Exercise! Oh my yes...getting myself to just DO SOMETHING!

OK, that's the laundry list of where I know I'm not doing as much as I know how, as much as minimally is needed to be healthy. NOBODY else is responsible for these actions.

So maybe each day of my recovery should have just one of these as the focus. I know I am unable to accomplish all of them daily...even weekly! 

So I lean back into my bag of counseling tricks. What is in my way? 
Not laziness and procrastination...because they are constants about everything except a few bodily functions that break through and I do pay attention to them. 
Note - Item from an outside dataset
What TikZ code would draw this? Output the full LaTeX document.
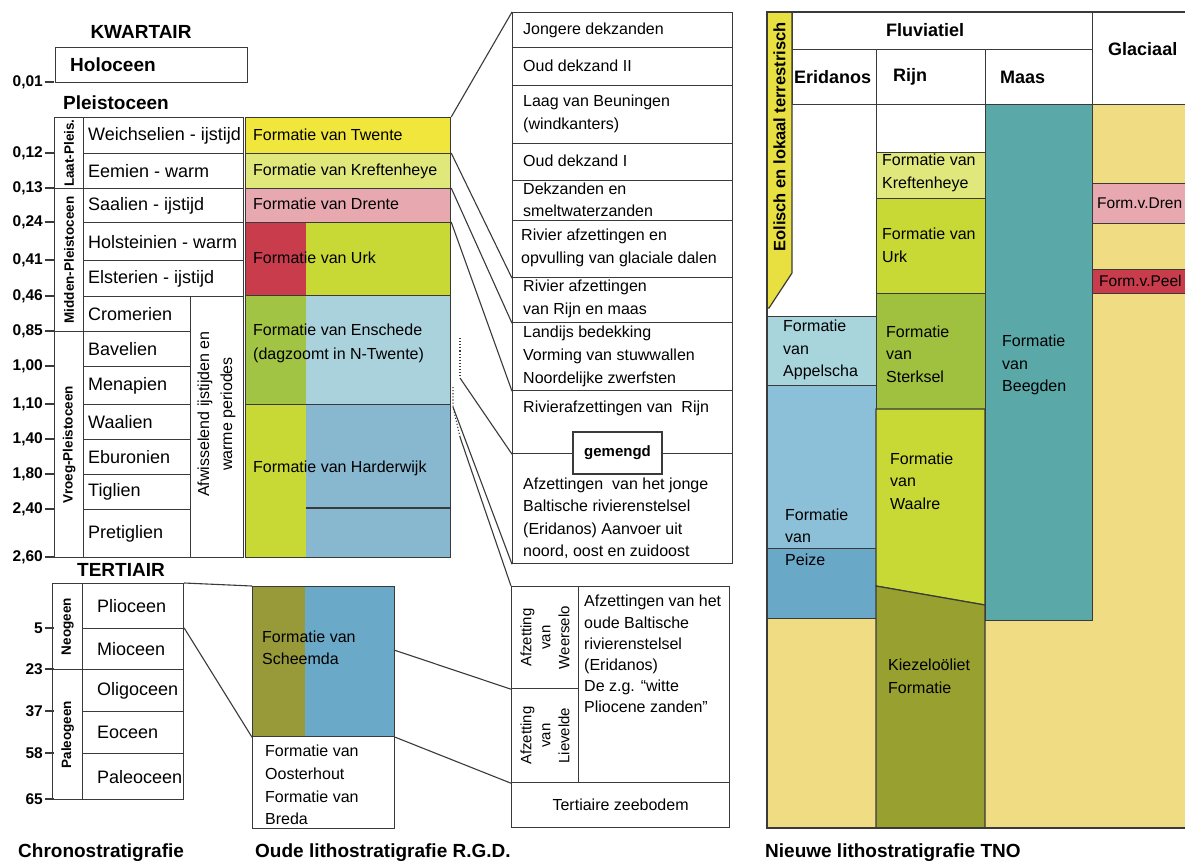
\documentclass[tikz,border=0pt]{standalone}
\usepackage{fontspec}
\setmainfont{Liberation Sans}
\usetikzlibrary{positioning}
\definecolor{lijn}{HTML}{3A3A3A}
\definecolor{twente}{HTML}{F0E63C}
\definecolor{kreft}{HTML}{E0E87C}
\definecolor{drente}{HTML}{E8A8B0}
\definecolor{urkrood}{HTML}{C83C4C}
\definecolor{urkgeel}{HTML}{C8D834}
\definecolor{enschgroen}{HTML}{A2C444}
\definecolor{enschblauw}{HTML}{AAD2DC}
\definecolor{hardblauw}{HTML}{88B8D0}
\definecolor{scheemolijf}{HTML}{989A3A}
\definecolor{scheemblauw}{HTML}{6AAAC8}
\definecolor{tnogeel}{HTML}{F0DC82}
\definecolor{eolgeel}{HTML}{E8E040}
\definecolor{beegden}{HTML}{5AA8A8}
\definecolor{appelscha}{HTML}{A8D4DC}
\definecolor{eriblauw}{HTML}{8CC0D8}
\definecolor{peize}{HTML}{6AA8C8}
\definecolor{kiezel}{HTML}{98A030}
\definecolor{sterksel}{HTML}{A0C040}
\tikzset{
  vak/.style 2 args={
    draw=lijn,
    line width=1.2pt,
    anchor=north west,
    inner sep=0pt,
    minimum width=#1,
    minimum height=#2
  },
  tekst/.style={
    anchor=west,
    align=left,
    inner sep=0pt,
    font=\fontsize{16}{22.5}\selectfont
  },
  tijd/.style={
    anchor=west,
    inner sep=0pt,
    font=\fontsize{18}{21}\selectfont
  },
  kop/.style={
    inner sep=0pt,
    font=\bfseries\fontsize{19}{22}\selectfont
  },
  tnokop/.style={
    inner sep=0pt,
    font=\bfseries\fontsize{18}{21}\selectfont
  },
  maat/.style={
    anchor=east,
    inner sep=0pt,
    font=\bfseries\fontsize{15.5}{18}\selectfont
  },
  groep/.style={
    rotate=90,
    inner sep=0pt,
    font=\bfseries\fontsize{13.5}{16}\selectfont
  },
  staand/.style={
    rotate=90,
    inner sep=0pt,
    align=center,
    font=\fontsize{15}{19}\selectfont
  },
  verbind/.style={
    draw=lijn,
    line width=1.1pt
  },
  stip/.style={
    draw=lijn,
    line width=1.1pt,
    dotted
  }
}

\begin{document}
\begin{tikzpicture}[x=1pt, y=-1pt]
\path[use as bounding box, fill=white] (0,0) rectangle (1185,863);
\clip (0,0) rectangle (1185,863);

% chronostratigrafie
\node[kop] (kwartair) at (141,32) {KWARTAIR};
\node[vak={192}{35}] (holoceen) at (55,47) {};
\node[kop, anchor=west] (holotxt) at (70,65) {Holoceen};
\node[kop] (pleisto) at (116,103) {Pleistoceen};
\node[kop] (tertiair) at (121,570) {TERTIAIR};

\foreach \y/\t in {82/{0,01},153/{0,12},188/{0,13},222/{0,24},260/{0,41},296/{0,46},331/{0,85},366/{1,00},404/{1,10},439/{1,40},474/{1,80},509/{2,40},557/{2,60},628/5,669/23,711/37,753/58,799/65}
{
  \draw[lijn, line width=1.2pt] (45,\y) -- (54,\y);
  \node[maat] (maat\y) at (43,\y) {\t};
}

\node[vak={29}{71}] (laat) at (54,117) {};
\node[groep] (laattxt) at (laat.center) {Laat-Pleis.};
\node[vak={29}{143}] (midden) at (54,188) {};
\node[groep] (middentxt) at (midden.center) {Midden-Pleistoceen};
\node[vak={29}{226}] (vroeg) at (54,331) {};
\node[groep] (vroegtxt) at (vroeg.center) {Vroeg-Pleistoceen};

\foreach \a/\h/\t [count=\i] in {117/36/{Weichselien - ijstijd},153/35/{Eemien - warm},188/34/{Saalien - ijstijd},222/38/{Holsteinien - warm},260/36/{Elsterien - ijstijd}}
{
  \node[vak={160}{\h}] (etage\i) at (83,\a) {};
  \node[tijd] (etagetxt\i) at ([xshift=5pt]etage\i.west) {\t};
}
\foreach \a/\h/\t [count=\i from 6] in {296/35/Cromerien,331/35/Bavelien,366/38/Menapien,404/35/Waalien,439/35/Eburonien,474/35/Tiglien,509/48/Pretiglien}
{
  \node[vak={107}{\h}] (etage\i) at (83,\a) {};
  \node[tijd] (etagetxt\i) at ([xshift=5pt]etage\i.west) {\t};
}
\node[vak={53}{261}] (afw) at (190,296) {};
\node[staand, font=\fontsize{16}{23}\selectfont] (afwtxt) at (216.5,414) {Afwisselend ijstijden en\\warme periodes};

\node[vak={30}{86}] (neogeen) at (52,583) {};
\node[groep] (neogeentxt) at (neogeen.center) {Neogeen};
\node[vak={30}{130}] (paleogeen) at (52,669) {};
\node[groep] (paleogeentxt) at (paleogeen.center) {Paleogeen};
\foreach \a/\h/\t [count=\i] in {583/45/Plioceen,628/41/Mioceen,669/42/Oligoceen,711/42/Eoceen,753/46/Paleoceen}
{
  \node[vak={101}{\h}] (epoch\i) at (82,\a) {};
  \node[tijd] (epochtxt\i) at ([xshift=15pt]epoch\i.west) {\t};
}

% oude lithostratigrafie
\node[vak={205}{36}, fill=twente] (twente) at (245,117) {};
\node[tekst] (twentetxt) at (253,135) {Formatie van Twente};
\node[vak={205}{35}, fill=kreft] (kreft) at (245,153) {};
\node[tekst] (krefttxt) at (253,171) {Formatie van Kreftenheye};
\node[vak={205}{34}, fill=drente] (drente) at (245,188) {};
\node[tekst] (drentetxt) at (253,204) {Formatie van Drente};
\fill[urkrood] (245,222) rectangle (306,295);
\fill[urkgeel] (306,222) rectangle (450,295);
\node[vak={205}{73}] (urk) at (245,222) {};
\node[tekst] (urktxt) at (253,258) {Formatie van Urk};
\fill[enschgroen] (245,295) rectangle (306,404);
\fill[enschblauw] (306,295) rectangle (450,404);
\node[vak={205}{109}] (enschede) at (245,295) {};
\node[tekst, font=\fontsize{16}{24}\selectfont] (enschedetxt) at (253,343) {Formatie van Enschede\\(dagzoomt in N-Twente)};
\fill[urkgeel] (245,404) rectangle (306,557);
\fill[hardblauw] (306,404) rectangle (450,557);
\node[vak={205}{153}] (harderwijk) at (245,404) {};
\draw[lijn, line width=1.2pt] (306,508) -- (450,508);
\node[tekst] (harderwijktxt) at (253,468) {Formatie van Harderwijk};

\fill[scheemolijf] (252,586) rectangle (305,736);
\fill[scheemblauw] (305,586) rectangle (394,736);
\node[vak={142}{150}] (scheemda) at (252,586) {};
\node[tekst] (scheemdatxt) at (262,648) {Formatie van\\Scheemda};
\node[vak={142}{92}] (oosterhout) at (252,736) {};
\node[tekst, font=\fontsize{16}{22.7}\selectfont] (oosterhouttxt) at (265,785) {Formatie van\\Oosterhout\\Formatie van\\Breda};

\node[vak={220}{35}] (r1) at (512,12) {};
\node[tekst] (r1txt) at (523,30) {Jongere dekzanden};
\node[vak={220}{38}] (r2) at (512,47) {};
\node[tekst] (r2txt) at (523,66) {Oud dekzand II};
\node[vak={220}{58}] (r3) at (512,85) {};
\node[tekst] (r3txt) at (523,114) {Laag van Beuningen\\(windkanters)};
\node[vak={220}{37}] (r4) at (512,143) {};
\node[tekst] (r4txt) at (523,161) {Oud dekzand I};
\node[vak={220}{40}] (r5) at (512,180) {};
\node[tekst] (r5txt) at (523,200) {Dekzanden en\\smeltwaterzanden};
\node[vak={220}{57}] (r6) at (512,220) {};
\node[tekst] (r6txt) at (521,248) {Rivier afzettingen en\\opvulling van glaciale dalen};
\node[vak={220}{45}] (r7) at (512,277) {};
\node[tekst] (r7txt) at (523,299) {Rivier afzettingen\\van Rijn en maas};
\node[vak={220}{68}] (r8) at (512,322) {};
\node[tekst, font=\fontsize{16}{23}\selectfont] (r8txt) at (523,356) {Landijs bedekking\\Vorming van stuwwallen\\Noordelijke zwerfsten};
\node[vak={220}{63}] (r9) at (512,390) {};
\node[tekst] (r9txt) at (523,408) {Rivierafzettingen van\ \ Rijn};
\node[vak={220}{110}] (r10) at (512,453) {};
\node[tekst] (r10txt) at (523,518) {Afzettingen\ \ van het jonge\\Baltische rivierenstelsel\\(Eridanos) Aanvoer uit\\noord, oost en zuidoost};
\node[vak={89}{42}, anchor=center, fill=white, font=\bfseries\fontsize{15}{18}\selectfont] (gemengd) at (617.5,453) {gemengd};

\node[vak={67}{102}] (weerselo) at (511,586) {};
\node[staand] (weerselotxt) at (weerselo.center) {Afzetting\\van\\Weerselo};
\node[vak={67}{94}] (lievelde) at (511,688) {};
\node[staand] (lievelaetxt) at (lievelde.center) {Afzetting\\van\\Lievelde};
\node[vak={151}{196}] (baltisch) at (578,586) {};
\node[tekst, anchor=north west, font=\fontsize{16}{21.2}\selectfont] (baltischtxt) at (584,595) {Afzettingen van het\\oude Baltische\\rivierenstelsel\\(Eridanos)\\De z.g. “witte\\Pliocene zanden”};
\node[vak={218}{45}, font=\fontsize{16}{19}\selectfont] (zeebodem) at (511,782) {Tertiaire zeebodem};

% verbindingen
\draw[verbind] (twente.north east) -- (r1.north west);
\draw[verbind] (kreft.north east) -- (r6.south west);
\draw[verbind] (drente.north east) -- (r7.south west);
\draw[verbind] (urk.north east) -- (r8.south west);
\coordinate (stip1a) at (460,338);
\coordinate (stip1b) at (460,378);
\draw[stip] (stip1a) -- (stip1b);
\draw[verbind] (stip1b) -- (r9.south west);
\coordinate (stip2a) at (453,387);
\coordinate (stip2b) at (453,407);
\coordinate (stip2c) at (460,437);
\draw[stip] (stip2a) -- (stip2b) -- (stip2c);
\draw[verbind] (stip2b) -- (r10.south west);
\draw[verbind] (stip2c) -- (weerselo.north west);
\draw[verbind] (epoch1.north east) -- (scheemda.north west);
\draw[verbind] (epoch2.north east) -- (scheemda.south west);
\coordinate (scheemdarand) at (394,650);
\draw[verbind] (scheemdarand) -- (weerselo.south west);
\draw[verbind] (scheemda.south east) -- (lievelde.south west);

% nieuwe lithostratigrafie
\fill[tnogeel] (985,104) rectangle (1200,828);
\node[vak={109}{212}, fill=white] (eriwit) at (767,104) {};
\node[vak={109}{69}, fill=appelscha] (appelscha) at (767,316) {};
\node[vak={109}{163}, fill=eriblauw] (eridanos) at (767,385) {};
\node[vak={109}{70}, fill=peize] (peize) at (767,548) {};
\node[vak={109}{210}, fill=tnogeel] (erigeel) at (767,618) {};
\node[vak={109}{48}, fill=white] (rijnwit) at (876,104) {};
\node[vak={109}{46}, fill=kreft] (rkreft) at (876,152) {};
\node[vak={109}{95}, fill=urkgeel] (rurk) at (876,198) {};
\node[vak={109}{116}, fill=sterksel] (rsterksel) at (876,293) {};
\draw[lijn, line width=1.2pt, fill=urkgeel] (876,409) -- (985,409) -- (985,605) -- (876,586) -- cycle;
\draw[lijn, line width=1.2pt, fill=kiezel] (876,586) -- (985,605) -- (985,828) -- (876,828) -- cycle;
\node[vak={107}{516}, fill=beegden] (beegden) at (985,104) {};
\node[vak={108}{40}, fill=drente] (gdrente) at (1092,183) {};
\node[vak={108}{24}, fill=urkrood] (gpeelo) at (1092,269) {};

\node[vak={300}{37}, fill=white] (fluviatiel) at (792,12) {};
\node[vak={84}{55}, fill=white] (heri) at (792,49) {};
\node[vak={109}{55}, fill=white] (hrijn) at (876,49) {};
\node[vak={107}{55}, fill=white] (hmaas) at (985,49) {};
\node[vak={108}{92}, fill=white] (hglaciaal) at (1092,12) {};
\draw[lijn, line width=1.2pt, fill=eolgeel] (767,12) -- (792,12) -- (792,273) -- (769,308) -- (767,308) -- cycle;
\draw[lijn, line width=1.2pt] (767,12) rectangle (1200,828);

\node[tnokop] (fluviatieltxt) at (925,30) {Fluviatiel};
\node[tnokop, anchor=west] (heritxt) at (794,77) {Eridanos};
\node[tnokop, anchor=west] (hrijntxt) at (893,77) {Rijn};
\node[tnokop, anchor=west] (hmaastxt) at (1000,77) {Maas};
\node[tnokop, anchor=west] (hglaciaaltxt) at (1108,49) {Glaciaal};
\node[groep, font=\bfseries\fontsize{16.5}{19}\selectfont] (eolisch) at (779.5,137) {Eolisch en lokaal terrestrisch};

\node[tekst, font=\fontsize{16}{23}\selectfont] (rkrefttxt) at (882,172.5) {Formatie van\\Kreftenheye};
\node[tekst, font=\fontsize{16}{23}\selectfont] (rurktxt) at (882,245) {Formatie van\\Urk};
\node[tekst] (rsterkseltxt) at (886,354) {Formatie\\van\\Sterksel};
\node[tekst] (waalretxt) at (890,481) {Formatie\\van\\Waalre};
\node[tekst, font=\fontsize{16}{23}\selectfont] (kiezeltxt) at (888,676) {Kiezeloöliet\\Formatie};
\node[tekst] (appelschatxt) at (783,350) {Formatie\\van\\Appelscha};
\node[tekst] (peizetxt) at (785,537) {Formatie\\van\\Peize};
\node[tekst] (beegdentxt) at (1002,365) {Formatie\\van\\Beegden};
\node[tekst, font=\fontsize{15.5}{18}\selectfont] (gdrentetxt) at (1097,203) {Form.v.Dren};
\node[tekst, font=\fontsize{15.5}{18}\selectfont] (gpeelotxt) at (1099,281) {Form.v.Peel};

% onderschriften
\node[kop, anchor=west] (chronotxt) at (18,853) {Chronostratigrafie};
\node[kop, anchor=west] (oudtxt) at (255,853) {Oude lithostratigrafie R.G.D.};
\node[kop, anchor=west] (nieuwtxt) at (765,853) {Nieuwe lithostratigrafie TNO};
\end{tikzpicture}
\end{document}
Denial? Perhaps. Like the one about dying eventually and have I done anything/everything I can before then? I'm writing here as a step in that direction!

I do have a mental barrier about lots of these things...psychologically I mean. The first thing listed is showering, and I do minimal daily cleaning of my body. But getting into the shower has become rare. 

A big part is the evidence that shower leads to wetness in the bathroom, which leads to mold inside the walls, window frame tracks, and the drains. I am so afraid of mold these days. It's a big thing, and I'm avoiding it by not showering at all. I do so weekly so my hair gets a good washing. And then pay attention to drying off the areas in the room that I can. I have 2 fans I use (the ceiling one, and a portable one on the floor.) The maintenance man put a little pot of white and yellow beads on the floor that's supposed to absorb dampness. The dampness is under the floor and behind the fiber-glass shower unit...and gets worse after rainy days. Of course having high humidity each night doesn't help dry the building out.

I just remembered, I have an appointment to have a haircut (with hair wash included) next Wednesday. Shucks, I'm not going to go that long without washing my hair. So today it's full blown shower. And focus on drying the room out afterward. 

Sorry if this is way too much information about rather mundane private stuff. But this is what I'm trying to change in my life, and I make these kinds of attempts to change ever so slowly...just like how long did it take for me to stop having daily showers? It was very gradual. And it has probably been supported by being able to read blogs first thing with my coffee...rather than shivering to dress afterward, and doing all those demanding routines for drying off the room. As the apartment warmed up, I could easily go get cleaned up and dressed after an hour or two...and the easiest way was what my mother called "spit baths" or harking back to using warm water in the basin and washcloth (washrag would be mother's term) with soap. I could dry off in no time, and be dressed.

I want to keep track of my acknowledging this as something needing my attention. This is my baby step today.